Just when you thought that the former chief executive Leung Chun-yin had been safely deployed on glass-clinking duties with Chinese officials, he has returned to remind Hongkongers how truly nasty he is.
He seemed to be on a pretty safe wicket in joining the hue and cry over the Hong Kong National Party. Following the lead from up North Leung seized the opportunity to brandish his credentials as a super patriot by attacking the Foreign Correspondents’ Club for its temerity in inviting the HKNP’s leader Andy Chan to give a speech.
But, not for the first time, CY’s enthusiasm got the better of him and he declared that it was outrageous that the FCC, which was paying a peppercorn rent for its government-owned premises, should be allowed to retain its tenancy.
When he was told that far from paying a peppercorn rent, the FCC was paying a commercial rent, Leung, who does not like facts to get in the way of the story, made the absurd demand that the club should voluntarily relinquish its tenancy and subject itself to a competitive tender for the premises.
He has form here as displayed during the Umbrella protests when he flatly declared that he was in possession of “irrefutable evidence” of how the protests had been manipulated by outside forces. Despite promises to produce this evidence, three years on he has not managed to present a scintilla of proof.
What he does not know because, of course, he has never bothered to ask is that not only is the FCC paying a commercial rent, it is also very serious about its responsibilities as tenant of a historic building. The club has invested heavily in the building’s renovation and is currently spending a great of deal of money on a consultancy study designed to find the best ways of preserving and enhancing the premises.
This is a serious commitment made by a club that values these premises and is committed to using them as a focal point for journalists where ideas can be freely exchanged and challenged – which is precisely what journalists are supposed to do.
Inviting someone like Chan, who is unquestionably in the news, to explain himself and be subjected to the kind of questioning which occurs in a truly open forum, was logical.
However, freedom of expression is no longer a given in Hong Kong; there is much talk about red lines being crossed.
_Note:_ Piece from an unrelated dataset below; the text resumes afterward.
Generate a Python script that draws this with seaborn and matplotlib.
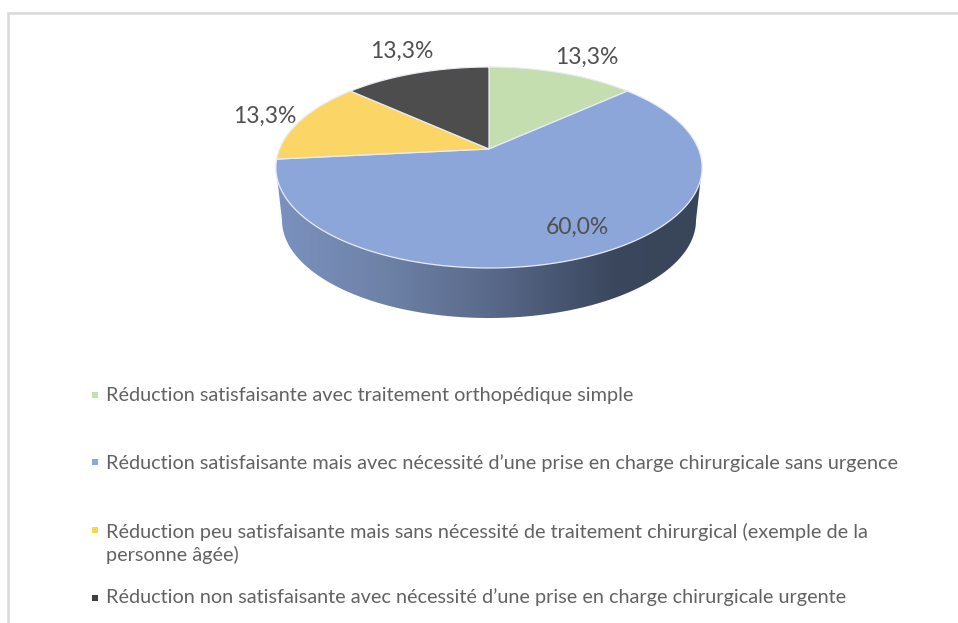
import numpy as np
import matplotlib
matplotlib.use("Agg")
import matplotlib.pyplot as plt
from matplotlib.colors import LinearSegmentedColormap
from matplotlib.patches import Polygon
import seaborn as sns

categories = [
    "Réduction satisfaisante avec traitement orthopédique simple",
    "Réduction satisfaisante mais avec nécessité d’une prise en charge chirurgicale sans urgence",
    "Réduction peu satisfaisante mais sans nécessité de traitement chirurgical (exemple de la\npersonne âgée)",
    "Réduction non satisfaisante avec nécessité d’une prise en charge chirurgicale urgente",
]
values = [13.3, 60.0, 13.3, 13.3]
colors = ["#C4DEB0", "#8CA6D9", "#FBD666", "#4D4D4D"]
legend_colors = ["#C6DFB2", "#8EA8DA", "#FFD24F", "#404040"]
label_xy = [(587, 57), (577, 227), (265, 116), (402, 51)]
legend_y = [395, 463, 543, 597]
marker_y = [395, 462, 530, 598]

sns.set_theme(style="white")
plt.rcParams["font.family"] = ["Lato", "DejaVu Sans"]
palette = sns.color_palette(colors)

fig = plt.figure(figsize=(9.58, 6.23), dpi=100, facecolor="white")
ax = fig.add_axes([0, 0, 1, 1])
ax.set_axis_off()

CX, CY, A, B, K = 489.0, 149.0, 209.5, 97.1, 0.184


def project(t, r=1.0):
    """Perspective projection of a point of the tilted disc; t clockwise from top."""
    X, Y = r * np.sin(t), r * np.cos(t)
    d = 1 + K * Y
    return CX + A * X / d, CY - B * Y / d


# Side of the disc, shaded from left to right
t_ell = np.linspace(0, np.pi, 300)
bx = CX - 207 * np.cos(t_ell)
by = 220.3 + 97.7 * np.sin(t_ell)
side = np.column_stack([np.r_[CX - 213, bx, CX + 213], np.r_[167.5, by, 167.5]])
side_cmap = LinearSegmentedColormap.from_list(
    "side",
    [(0.0, "#7B92BF"), (0.25, "#6E82A8"), (0.5, "#5A6A8A"), (0.68, "#465470"),
     (0.8, "#3A475C"), (1.0, "#394659")],
)
grad = np.linspace(0, 1, 512).reshape(1, -1)
im = ax.imshow(grad, cmap=side_cmap, extent=(CX - 213, CX + 213, 330, 160), aspect="auto", zorder=1)
clip = Polygon(side, closed=True, transform=ax.transData, fc="none", ec="none")
ax.add_patch(clip)
im.set_clip_path(clip)

# Top face wedges
fr = np.cumsum([0] + values) / sum(values)
for i, c in enumerate(palette):
    t = np.linspace(fr[i], fr[i + 1], 200) * 2 * np.pi
    x, y = project(t)
    ax.fill(np.r_[CX, x], np.r_[CY, y], facecolor=c, edgecolor="#E8ECF4", linewidth=0.9, zorder=2)

# Data labels
for v, (lx, ly) in zip(values, label_xy):
    ax.text(lx, ly, f"{v:.1f}%".replace(".", ","), ha="center", va="center",
            fontsize=16.5, color="#505050", zorder=3)

# Legend
for name, c, ty, my in zip(categories, legend_colors, legend_y, marker_y):
    ax.scatter([95], [my], marker="s", s=23, color=c, linewidths=0, zorder=3)
    ax.text(106, ty, name, ha="left", va="center", fontsize=14.3, color="#626262",
            linespacing=1.33, zorder=3)

# Frame lines of the original capture
ax.plot([8, 8, 958], [623, 13, 13], color="#D9D9D9", linewidth=1.8, solid_joinstyle="miter", zorder=0)

ax.set_xlim(0, 958)
ax.set_ylim(623, 0)
fig.savefig("out.png", dpi=100)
In this instance it is quite clear why the usual rabble of government cheerleaders dislike everything that Chan stands for but, at least as matters stand, he is not leading a banned political party and should be protected by Article 27 of the Basic Law which flatly states that “Hong Kong residents shall have freedom of speech, of the press and of publication, freedom of association, and of demonstration…”
Freedom of speech, if it has any meaning at all, must include the right to criticize even fundamental aspects of the constitution. It does not, of course, include such things as incitement to violence or to any other kind of criminal act. But in the Orwellian world that people like Leung would like to see created in Hong Kong, “thought crime” needs to be brought into play so that critics can be found guilty of even thinking things that displease the established order.
Leung is a classic bully who simply charges in to attack what he believes to be a weak target but like all bullies he wilts when met with stoic resistance. The FCC has doggedly insisted that it gives a platform to all manner of opinions and is not in the business of advocacy but is in the business of enquiry.
Should the club be coerced into rescinding Chan’s invitation to speak, it is a near certainty that further pressure will be exercised to prevent those who are the government’s fiercest critics from having a platform. The tycoon Ronnie Chan, one of Leung’s few friends, uses his position as head of the Asia Society in Hong Kong to ensure that no democrat is ever allowed to appear on one of its platforms, even though in the United States, where the organization is based, democrats have been allowed to speak. No doubt Comrade Ronnie has created a template for how things should be at the FCC.
Leung now weakly claims that he was not trying to threaten the FCC, which raises the question as to why he combined his objections to the Chan speech with questioning over the club’s continued use of its premises.
But, as hopefully more rational people in the government understand, there is a price to be paid for ejecting the FCC from its premises. How can Hong Kong pretend to an open and relevant international center where the rule of law is strong and freedom prevails when exercise of this freedom is curtailed? If the SAR is heading off this totalitarian direction, the international businesses located here will quickly up sticks because their main reason for being in Hong Kong is that Hong Kong offers the freedoms which do not exist on the mainland.
There is, however, an elegant solution here, which is for the FCC to invite Leung to explain his position but he is unlikely to accept the invitation because like most other members of the Hong Kong establishment, he fears an open forum where his views would be open to challenge.
Stephen Vines is a former FCC president who is happy to declare his direct interest in this matter.